Bahas Tiga Aturan Tentang Aceh, Gubernur Temui JK

Rabu, 05 November 2014 – 08:39 WIB

jpnn.com - JAKARTA – Penyelesaian tiga aturan turunan Undang-Undang Nomor 11 tahun 2006 tentang Pemerintahan Aceh, kini kembali menemukan titik terang.

Pemerintah pusat akan kembali melakukan pertemuan dengan pihak pemerintah Aceh, setelah sebelumnya sempat tertunda untuk diselesaikan pada masa pemerintahan Presiden Susilo Bambang Yudhoyono (SBY).

BACA JUGA: Redakan Kebakaran Lahan, Gelar Shalat Istisqa

“Nanti (Selasa,red) saya akan jumpa Bapak Wapres, besok (Rabu,red) jumpa dengan Ferry Mursyidan Baldan (Menteri Agraria dan Tata Ruang, red) dan mungkin juga dengan Sofyan Djalil (Menko Bidang Perekonomian,red),” ujar Gubernur Aceh, Zaini Abdullah di Jakarta, Selasa (4/11).

Pertemuan katanya, guna membahas sejumlah hal terkait penyelesaian Rancangan Peraturan Pemerintah (RPP) terkait Kewenangan Pemerintah, RPP Minyak dan Gas (Migas) serta Rancangan Peraturan Presiden (Perpres) Peralihan kantor Badan Pertanahan Nasional (BPN) di Aceh.

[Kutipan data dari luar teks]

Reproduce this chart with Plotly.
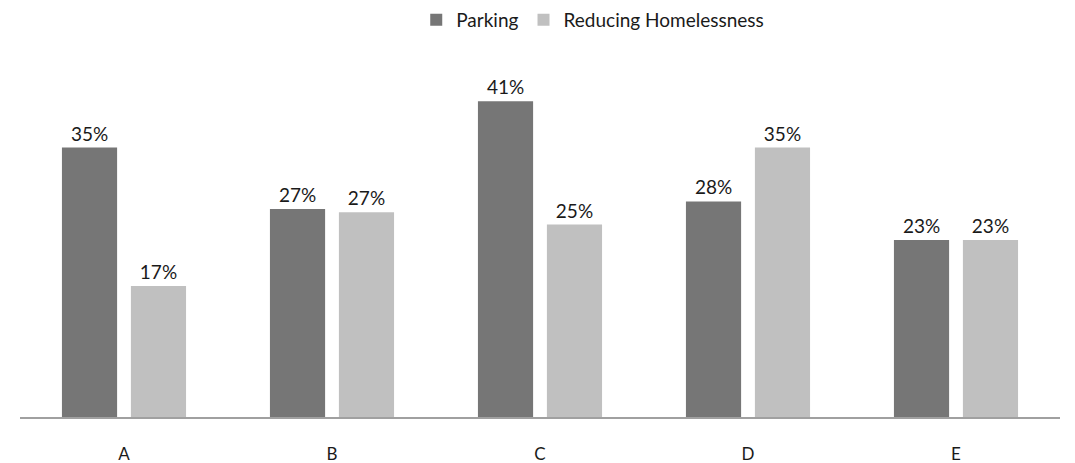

BACA JUGA: Rencana Susi Bikin Nelayan Galau

“Jadi ketiga aturan itu sampai saat ini belum ditandatangani. Pemerintah yang lalu kan menjanjikan sebelum beliau (SBY) turun. Tapi enggak ada realisasinya. Makanya akan diteruskan oleh Pemerintah Jokowi. Kita harapkan demikian dan kita akan terus berjuang untuk itu,” katanya.

Selain membicarakan hal tersebut, pertemuan kata Zaini, juga akan membicarakan belum adanya transfer dari Pusat ke Pemda dan berbagai kewenangan lain yang dinilai masih tumpang tindih.

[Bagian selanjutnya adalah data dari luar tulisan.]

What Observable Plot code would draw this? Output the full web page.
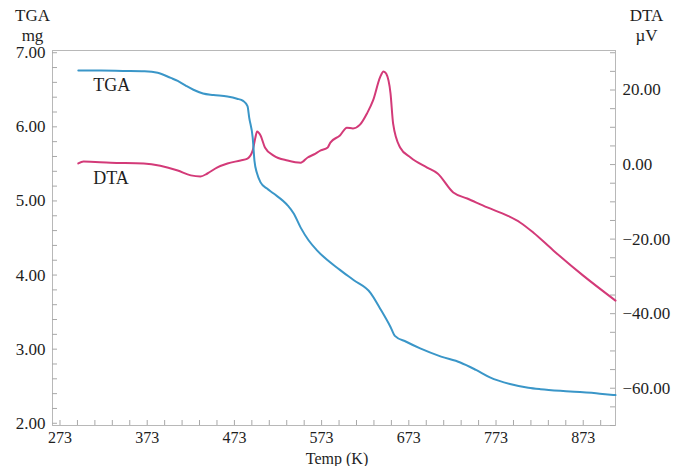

BACA JUGA: Hiswana Jamin Tak Ada Penimbunan

Saat ditanya pendapatnya terkait RPP Migas, di mana perlu adanya pengaturan pengelolaan minyak lepas pantai, Zaini mengaku baik pemerintah pusat maupun pemerintah Aceh telah setuju adanya join manajemen. Hanya saja terkait berapa persen pembagian keuntungan bagi pusat dan daerah, belum mencapai titik temu.

“Persoalan migas itu kan join manajemen, jadi apakah itu 12 atau 200 mil, itu kan join. Serupa on shore dan off shore, antar pemerintah Aceh dan pusat. Ini kan menurut hasil Perjanjian Helsinski. Cuma hasilnya nanti untuk bagi hasil (mungkin off shore nya). Untuk di pantai ini kan 70-30, belum ada kesesuaian. kita minta 70 daerah, 30 persen untuk pusat,” katanya.

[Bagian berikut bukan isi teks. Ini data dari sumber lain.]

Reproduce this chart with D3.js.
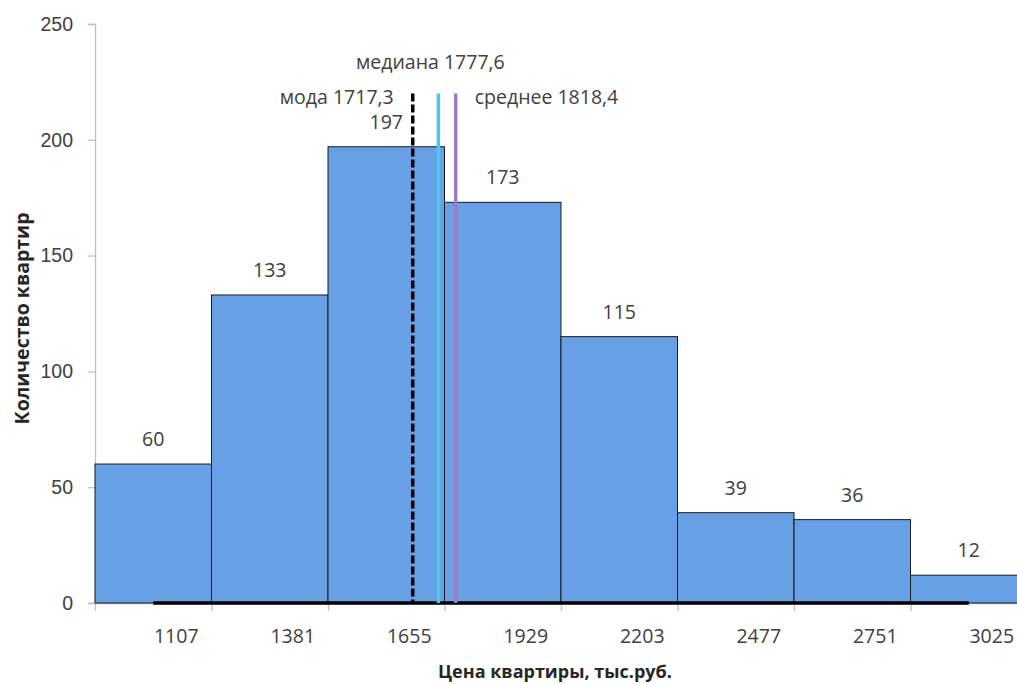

Beberapa waktu lalu mantan Mendagri Gamawan Fauzi mengaku sangat berharap adanya kerelaan hati dari pemerintah Aceh, untuk menerima usulan pemerintah pusat sehingga tiga aturan dapat segera diselesaikan.

Menurut Gamawan, isu krusial terkait pertanahan pemerintah pusat telah berbesar hati memberi kewenangan bagi pemerintah Provinsi Aceh mengelola sebelas kewenangan. Sementara daerah-daerah lain di Indonesia hanya diberi sembilan kewenangan.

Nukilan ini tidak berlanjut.